Keep to the lines from the line containing "Output the Python" through the line containing "y_ticks = [5, 6, 7, 8]": copy them exactly and leave every picture out.

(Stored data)
· · ·

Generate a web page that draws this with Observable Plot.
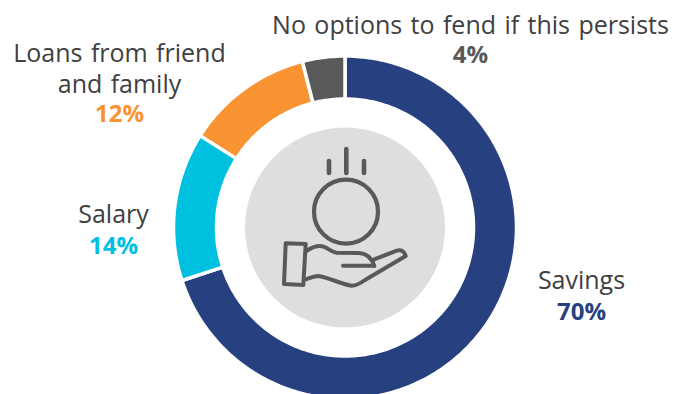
<!DOCTYPE html>
<html>
<head>
<meta charset="utf-8">
<script src="https://cdn.jsdelivr.net/npm/d3@7"></script>
<script src="https://cdn.jsdelivr.net/npm/@observablehq/plot@0.6"></script>
<style>
  html, body { margin: 0; padding: 0; background: #fff; overflow: hidden; }
  svg { display: block; }
</style>
</head>
<body>
<div id="chart"></div>
<script>
// Share of respondents by source of funds, clockwise from twelve o'clock.
const categories = ["Savings", "Salary", "Loans from friend and family", "No options to fend if this persists"];
const shares = [70, 14, 12, 4];
const sliceColors = ["#27407F", "#00C0E0", "#FA9433", "#595959"];

// Label text, one entry per category, split over its lines.
const labelLines = [["Savings"], ["Salary"], ["Loans from friend", "and family"], ["No options to fend if this persists"]];

const fontFamily = "'Open Sans', sans-serif";
const ink = "#404040";
const iconInk = "#595959";

// Ring geometry, in units of the outer radius.
const pxPerUnit = 171.5;
const centerX = 344.5, centerY = 227;
const innerRadius = 128.5 / pxPerUnit;

// Turn each share into a closed outline of the ring section it covers.
const pie = d3.pie().sort(null).value((d) => d.share);
const ringRows = pie(categories.map((category, i) => ({category, share: shares[i]})));
const outline = [];
for (const slice of ringRows) {
  const steps = Math.ceil((slice.endAngle - slice.startAngle) / (Math.PI / 180));
  const angles = d3.range(steps + 1).map((k) => slice.startAngle + (slice.endAngle - slice.startAngle) * k / steps);
  const push = (a, r) => outline.push({category: slice.data.category, x: r * Math.sin(a), y: -r * Math.cos(a)});
  angles.forEach((a) => push(a, 1));
  angles.slice().reverse().forEach((a) => push(a, innerRadius));
  push(angles[0], 1);
}

// Text anchors for each label block: centre x and the vertical centre of each line.
const labelPlacement = [
  {x: 581, lines: [280], value: 311.5},
  {x: 113, lines: [214], value: 245.5},
  {x: 119, lines: [53, 84], value: 114},
  {x: 470, lines: [25], value: 55}
];
const textRows = [];
const valueRows = [];
categories.forEach((category, i) => {
  const place = labelPlacement[i];
  labelLines[i].forEach((text, k) => textRows.push({text, px: place.x, py: place.lines[k]}));
  valueRows.push({text: `${shares[i]}%`, category, px: place.x, py: place.value});
});

// Hand-and-coin pictogram, drawn around the ring centre.
const handPaths = [
  "M-58.8,16.3 L-38.8,17 L-41.2,58 L-60.5,57 Z",
  "M-37.8,23.7 C-32,20 -28,19 -24.5,19 C-18,19 -14,25 -7.8,25.7 L14,26 C22,26.3 27,30 29.8,39",
  "M-1.5,38.7 L28.2,38.7",
  "M29.8,32.3 L52.2,23.7 C57,22 60,25 61.2,29 L20.5,53 C15,57 11,58.7 7.2,58.7 C2,58.7 -18,50 -26.2,49 C-31,49 -34,51 -38.5,52.3"
];
const coinDrops = [[-15.5, -66, -54], [1.8, -78, -54], [19.5, -66, -54]];

function icon(index, scales) {
  const g = d3.create("svg:g")
    .attr("transform", `translate(${scales.x(0)},${scales.y(0)})`)
    .attr("fill", "none")
    .attr("stroke", iconInk)
    .attr("stroke-width", 4)
    .attr("stroke-linecap", "round")
    .attr("stroke-linejoin", "round");
  g.append("circle").attr("cx", 1.5).attr("cy", -15.3).attr("r", 32).attr("stroke-width", 4.2);
  for (const [x, y1, y2] of coinDrops) {
    g.append("line").attr("x1", x).attr("x2", x).attr("y1", y1).attr("y2", y2).attr("stroke-width", 4.6);
  }
  for (const d of handPaths) g.append("path").attr("d", d);
  return g.node();
}

const W = 674, H = 394;
const textMark = (rows, opts) => Plot.text(rows, {
  x: (d) => (d.px - centerX) / pxPerUnit,
  y: (d) => (d.py - centerY) / pxPerUnit,
  text: "text",
  fontFamily,
  textAnchor: "middle",
  lineAnchor: "middle",
  ...opts
});

const chart = Plot.plot({
  width: W,
  height: H,
  margin: 0,
  style: {background: "#fff", overflow: "hidden", wordSpacing: "1.9px"},
  x: {domain: [-centerX / pxPerUnit, (W - centerX) / pxPerUnit], range: [0, W], axis: null},
  y: {domain: [-centerY / pxPerUnit, (H - centerY) / pxPerUnit], range: [0, H], axis: null},
  color: {domain: categories, range: sliceColors},
  marks: [
    Plot.dot([{x: 0, y: 0}], {x: "x", y: "y", r: 100, fill: "#DEDEDE", stroke: "none"}),
    Plot.line(outline, {
      x: "x",
      y: "y",
      z: "category",
      fill: "category",
      stroke: "#fff",
      strokeWidth: 3.5,
      curve: "linear"
    }),
    icon,
    textMark(textRows, {fill: ink, fontSize: 25}),
    textMark(valueRows, {fill: "category", fontSize: 24, fontWeight: 700})
  ]
});
document.getElementById("chart").appendChild(chart);
</script>
</body>
</html>
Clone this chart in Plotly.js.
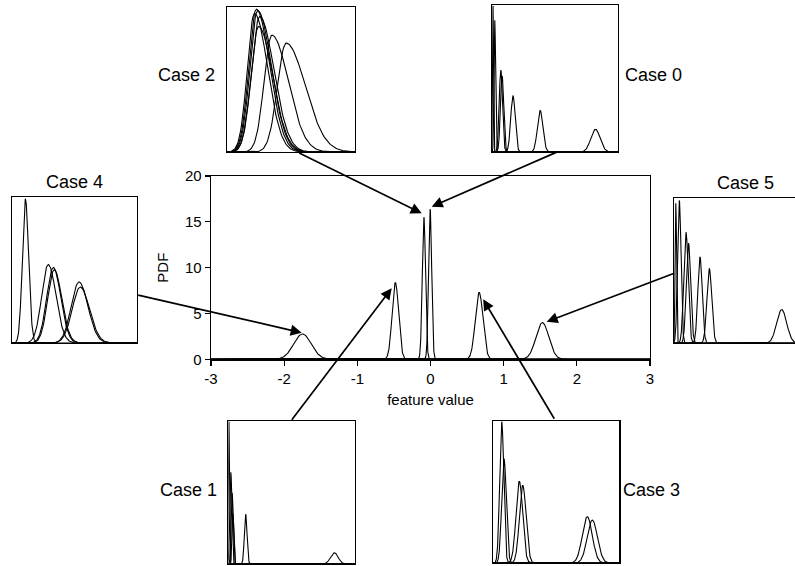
<!DOCTYPE html>
<html>
<head>
<meta charset="utf-8">
<script src="https://cdn.plot.ly/plotly-3.0.1.min.js"></script>
<style>html,body{margin:0;padding:0;background:#fff;}#chart{width:795px;height:566px;}</style>
</head>
<body>
<div id="chart"></div>
<script>
// ---------- main chart: Gaussian PDF components ----------
const mainCenter = [-1.75, -0.48, -0.09, -0.005, 0.665, 1.53];
const mainSigma  = [0.12, 0.044, 0.022, 0.021, 0.052, 0.088];
const mainPeak   = [2.76, 8.36, 15.5, 16.4, 7.3, 4.0];
const xTicks = [-3, -2, -1, 0, 1, 2, 3];
const xTickText = ['-3', '-2', '-1', '0', '1', '2', '3'];
const yTicks = [0, 5, 10, 15, 20];

// ---------- insets (normalised 0..1 coordinates inside each box) ----------
const case2Center = [0.229, 0.240, 0.247, 0.215, 0.255, 0.351, 0.462];
const case2SigL   = [0.058, 0.060, 0.060, 0.056, 0.062, 0.061, 0.068];
const case2SigR   = [0.105, 0.107, 0.110, 0.103, 0.112, 0.128, 0.150];
const case2Peak   = [0.99, 0.98, 0.87, 0.96, 0.94, 0.81, 0.755];

const case0Center = [0.008, 0.022, 0.070, 0.080, 0.166, 0.382, 0.821];
const case0SigL   = [0.004, 0.006, 0.013, 0.013, 0.0175, 0.022, 0.037];
const case0SigR   = [0.004, 0.006, 0.013, 0.013, 0.0175, 0.022, 0.037];
const case0Peak   = [1.0, 0.90, 0.56, 0.52, 0.386, 0.284, 0.155];

const case4Center = [0.107, 0.290, 0.330, 0.338, 0.536, 0.546];
const case4SigL   = [0.024, 0.052, 0.052, 0.052, 0.062, 0.064];
const case4SigR   = [0.026, 0.062, 0.060, 0.060, 0.072, 0.074];
const case4Peak   = [0.99, 0.54, 0.52, 0.505, 0.42, 0.385];

const case5Center = [0.015, 0.044, 0.099, 0.120, 0.215, 0.292, 0.890];
const case5SigL   = [0.006, 0.014, 0.018, 0.018, 0.018, 0.020, 0.041];
const case5SigR   = [0.006, 0.014, 0.018, 0.018, 0.018, 0.020, 0.041];
const case5Peak   = [0.97, 0.99, 0.77, 0.694, 0.598, 0.517, 0.234];

const case1Center = [0.005, 0.020, 0.030, 0.036, 0.137, 0.837];
const case1SigL   = [0.004, 0.008, 0.008, 0.007, 0.0105, 0.030];
const case1SigR   = [0.004, 0.008, 0.008, 0.007, 0.0105, 0.030];
const case1Peak   = [1.0, 0.644, 0.50, 0.35, 0.349, 0.079];

const case3Center = [0.071, 0.089, 0.210, 0.237, 0.747, 0.787];
const case3SigL   = [0.016, 0.018, 0.026, 0.026, 0.039, 0.040];
const case3SigR   = [0.016, 0.018, 0.026, 0.026, 0.039, 0.040];
const case3Peak   = [1.0, 0.738, 0.578, 0.55, 0.328, 0.304];

const caseLabels = ['Case 2', 'Case 0', 'Case 4', 'Case 5', 'Case 1', 'Case 3'];

// ---------- build traces ----------
const traces = [];
function addCurves(xa, ya, centers, sigL, sigR, peaks, lo, hi, lw) {
  for (let k = 0; k < centers.length; k++) {
    const c = centers[k], sl = sigL[k], sr = sigR[k], p = peaks[k];
    const xs = [lo], ys = [0];
    const a = c - 4.5 * sl, b = c + 4.5 * sr, n = 120;
    for (let i = 0; i <= n; i++) {
      const x = a + (b - a) * i / n;
      const s = x < c ? sl : sr;
      xs.push(x);
      ys.push(p * Math.exp(-0.5 * Math.pow((x - c) / s, 2)));
    }
    xs.push(hi); ys.push(0);
    traces.push({type: 'scatter', mode: 'lines', x: xs, y: ys, xaxis: xa, yaxis: ya,
      line: {color: '#000', width: lw}, hoverinfo: 'skip', showlegend: false});
  }
}
addCurves('x', 'y', mainCenter, mainSigma, mainSigma, mainPeak, -3, 3, 1.1);
addCurves('x2', 'y2', case2Center, case2SigL, case2SigR, case2Peak, 0, 1, 1.1);
addCurves('x3', 'y3', case0Center, case0SigL, case0SigR, case0Peak, 0, 1, 1.1);
addCurves('x4', 'y4', case4Center, case4SigL, case4SigR, case4Peak, 0, 1, 1.1);
addCurves('x5', 'y5', case5Center, case5SigL, case5SigR, case5Peak, 0, 1, 1.1);
addCurves('x6', 'y6', case1Center, case1SigL, case1SigR, case1Peak, 0, 1, 1.1);
addCurves('x7', 'y7', case3Center, case3SigL, case3SigR, case3Peak, 0, 1, 1.1);

const FONT = 'Liberation Sans, Arial, Helvetica, sans-serif';

function insetAxes(dx, dy, yanchor, xanchor, mirrorY) {
  return [
    {domain: dx, range: [0, 1], anchor: yanchor, showline: true, mirror: true, linecolor: '#000', linewidth: 1.2,
     showgrid: false, zeroline: false, showticklabels: false, ticks: ''},
    {domain: dy, range: [0, 1.005], anchor: xanchor, showline: true, mirror: mirrorY, linecolor: '#000', linewidth: 1.2,
     showgrid: false, zeroline: false, showticklabels: false, ticks: ''}
  ];
}
const a2 = insetAxes([0.2855, 0.4465], [0.7314, 0.9876], 'y2', 'x2', true);
const a3 = insetAxes([0.6189, 0.7774], [0.7314, 0.9912], 'y3', 'x3', true);
const a4 = insetAxes([0.0151, 0.1723], [0.394, 0.652], 'y4', 'x4', true);
const a5 = insetAxes([0.8478, 1.0], [0.3935, 0.6496], 'y5', 'x5', false);
const a6 = insetAxes([0.2872, 0.4465], [0.0035, 0.2567], 'y6', 'x6', true);
const a7 = insetAxes([0.6198, 0.779], [0.0053, 0.2562], 'y7', 'x7', true);

// arrows: tips in data coords of main axes, tails as pixel offsets
const arrowTipX = [-0.12, 0.016, -1.76, -0.53, 0.72, 1.588];
const arrowTipY = [15.93, 16.65, 2.9, 7.75, 6.55, 4.1];
const arrowAx = [-124, 126, -165, -101, 72, 129];
const arrowAy = [-61, -55, -38, 133, 121, -49];

const annotations = [];
for (let i = 0; i < arrowTipX.length; i++) {
  annotations.push({xref: 'x', yref: 'y', x: arrowTipX[i], y: arrowTipY[i], ax: arrowAx[i], ay: arrowAy[i],
    axref: 'pixel', ayref: 'pixel', text: '', showarrow: true, arrowhead: 2, arrowsize: 1.3, arrowwidth: 1.7,
    arrowcolor: '#000'});
}
const labelX = [186, 653, 74, 745, 188, 651];
const labelY = [75, 75, 182, 183, 490, 490];
for (let i = 0; i < caseLabels.length; i++) {
  annotations.push({xref: 'paper', yref: 'paper', x: labelX[i] / 795, y: (566 - labelY[i]) / 566,
    xanchor: 'center', yanchor: 'middle', text: caseLabels[i], showarrow: false,
    font: {family: FONT, size: 18, color: '#000'}});
}

const layout = {
  width: 795, height: 566,
  margin: {l: 0, r: 0, t: 0, b: 0},
  paper_bgcolor: '#fff', plot_bgcolor: 'rgba(0,0,0,0)',
  font: {family: FONT, color: '#000', size: 14},
  showlegend: false,
  xaxis: {domain: [0.2654, 0.8176], range: [-3, 3], anchor: 'y', tickmode: 'array', tickvals: xTicks,
    ticktext: xTickText,
    ticks: 'outside', ticklen: 5, tickwidth: 1.2, tickcolor: '#000', showline: true, mirror: true,
    linecolor: '#000', linewidth: 1.3, showgrid: false, zeroline: false,
    tickfont: {family: FONT, size: 15, color: '#000'},
    title: {text: 'feature value', font: {family: FONT, size: 15, color: '#000'}, standoff: 9}},
  yaxis: {domain: [0.3652, 0.689], range: [0, 20], anchor: 'x', tickmode: 'array', tickvals: yTicks,
    ticks: 'outside', ticklen: 5, tickwidth: 1.2, tickcolor: '#000', showline: true, mirror: true,
    linecolor: '#000', linewidth: 1.3, showgrid: false, zeroline: false,
    tickfont: {family: FONT, size: 15, color: '#000'},
    title: {text: 'PDF', font: {family: FONT, size: 15, color: '#000'}, standoff: 12}},
  xaxis2: a2[0], yaxis2: a2[1],
  xaxis3: a3[0], yaxis3: a3[1],
  xaxis4: a4[0], yaxis4: a4[1],
  xaxis5: a5[0], yaxis5: a5[1],
  xaxis6: a6[0], yaxis6: a6[1],
  xaxis7: a7[0], yaxis7: a7[1],
  annotations: annotations
};

Plotly.newPlot('chart', traces, layout, {displayModeBar: false, staticPlot: true});
</script>
</body>
</html>
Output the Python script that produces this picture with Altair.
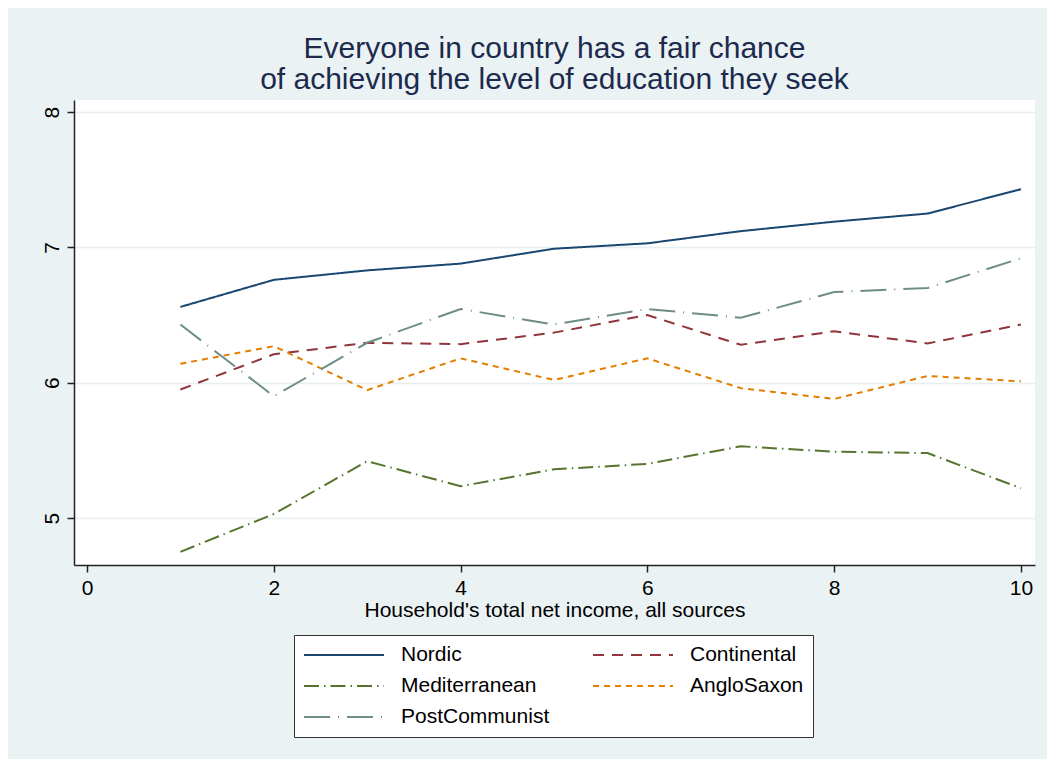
import altair as alt
import pandas as pd

income = [1, 2, 3, 4, 5, 6, 7, 8, 9, 10]
nordic = [6.56, 6.76, 6.83, 6.88, 6.99, 7.03, 7.12, 7.19, 7.25, 7.43]
continental = [5.95, 6.21, 6.295, 6.285, 6.37, 6.50, 6.28, 6.38, 6.29, 6.43]
mediterranean = [4.75, 5.03, 5.42, 5.235, 5.36, 5.40, 5.53, 5.49, 5.48, 5.22]
anglosaxon = [6.14, 6.27, 5.945, 6.18, 6.02, 6.18, 5.96, 5.88, 6.05, 6.01]
postcommunist = [6.43, 5.90, 6.295, 6.545, 6.43, 6.545, 6.48, 6.67, 6.70, 6.92]

groups = ["Nordic", "Continental", "Mediterranean", "AngloSaxon", "PostCommunist"]
series = [nordic, continental, mediterranean, anglosaxon, postcommunist]
colors = ["#1a476f", "#90353b", "#55752f", "#e37e00", "#6e8e84"]
dashes = [[1, 0], [11, 8], [15, 5, 1.5, 5], [6, 5], [26, 8, 1, 8]]

x_ticks = [0, 2, 4, 6, 8, 10]
y_ticks = [5, 6, 7, 8]

rows = []
for g, vals in zip(groups, series):
    for xv, yv in zip(income, vals):
        rows.append({"income": xv, "value": yv, "group": g})
df = pd.DataFrame(rows)

FONT = "Liberation Sans"

legend = alt.Legend(
    title=None, orient="none", legendX=220, legendY=535, columns=2,
    direction="horizontal",
    symbolType="stroke", symbolSize=6400, symbolStrokeWidth=2,
    labelFontSize=21, labelFont=FONT, labelColor="black", labelOffset=16,
    columnPadding=42, rowPadding=9, clipHeight=22, padding=9,
    strokeColor="#333333", fillColor="white", labelLimit=300,
)

chart = alt.Chart(df).mark_line(strokeWidth=2).encode(
    x=alt.X("income:Q",
            scale=alt.Scale(domain=[-0.139, 10.15], nice=False, zero=False),
            axis=alt.Axis(values=x_ticks, title="Household's total net income, all sources",
                          grid=False, tickSize=7, labelFontSize=21, titleFontSize=21,
                          labelPadding=5, titlePadding=1, labelFlush=False)),
    y=alt.Y("value:Q",
            scale=alt.Scale(domain=[4.653, 8.089], nice=False, zero=False),
            axis=alt.Axis(values=y_ticks, title=None, grid=True, gridColor="#e6eef0",
                          gridWidth=1.5, tickSize=7, labelFontSize=21, labelAngle=270,
                          labelPadding=5, labelFlush=False)),
    color=alt.Color("group:N", scale=alt.Scale(domain=groups, range=colors), legend=legend),
    strokeDash=alt.StrokeDash("group:N", scale=alt.Scale(domain=groups, range=dashes), legend=legend),
    order=alt.Order("income:Q"),
).properties(
    width=961, height=465,
    autosize=alt.AutoSizeParams(type="none"),
    padding={"left": 66, "top": 92, "right": 12, "bottom": 194},
    title=alt.TitleParams(
        ["Everyone in country has a fair chance", "of achieving the level of education they seek"],
        fontSize=30, lineHeight=31, font=FONT, color="#1c2a4d", fontWeight="normal",
        anchor="middle", frame="group", offset=5),
).configure(
    background="#eaf2f3",
).configure_view(
    stroke=None, fill="white",
).configure_axis(
    labelFont=FONT, titleFont=FONT, labelColor="black", titleColor="black",
    titleFontWeight="normal", domainColor="#222222", domainWidth=1.5,
    tickColor="#222222", tickWidth=1.5,
)

chart.save("out.html", embed_options={"renderer": "svg", "actions": False})
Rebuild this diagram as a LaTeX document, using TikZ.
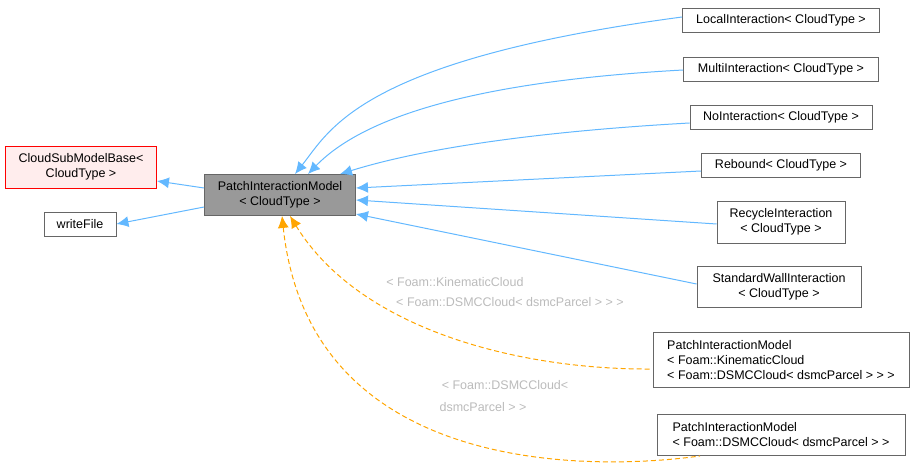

· · ·

* _Right answer_:
Output the Python script that produces this picture with Altair.
import altair as alt
import pandas as pd

income = [1, 2, 3, 4, 5, 6, 7, 8, 9, 10]
nordic = [6.56, 6.76, 6.83, 6.88, 6.99, 7.03, 7.12, 7.19, 7.25, 7.43]
continental = [5.95, 6.21, 6.295, 6.285, 6.37, 6.50, 6.28, 6.38, 6.29, 6.43]
mediterranean = [4.75, 5.03, 5.42, 5.235, 5.36, 5.40, 5.53, 5.49, 5.48, 5.22]
anglosaxon = [6.14, 6.27, 5.945, 6.18, 6.02, 6.18, 5.96, 5.88, 6.05, 6.01]
postcommunist = [6.43, 5.90, 6.295, 6.545, 6.43, 6.545, 6.48, 6.67, 6.70, 6.92]

groups = ["Nordic", "Continental", "Mediterranean", "AngloSaxon", "PostCommunist"]
series = [nordic, continental, mediterranean, anglosaxon, postcommunist]
colors = ["#1a476f", "#90353b", "#55752f", "#e37e00", "#6e8e84"]
dashes = [[1, 0], [11, 8], [15, 5, 1.5, 5], [6, 5], [26, 8, 1, 8]]

x_ticks = [0, 2, 4, 6, 8, 10]
y_ticks = [5, 6, 7, 8]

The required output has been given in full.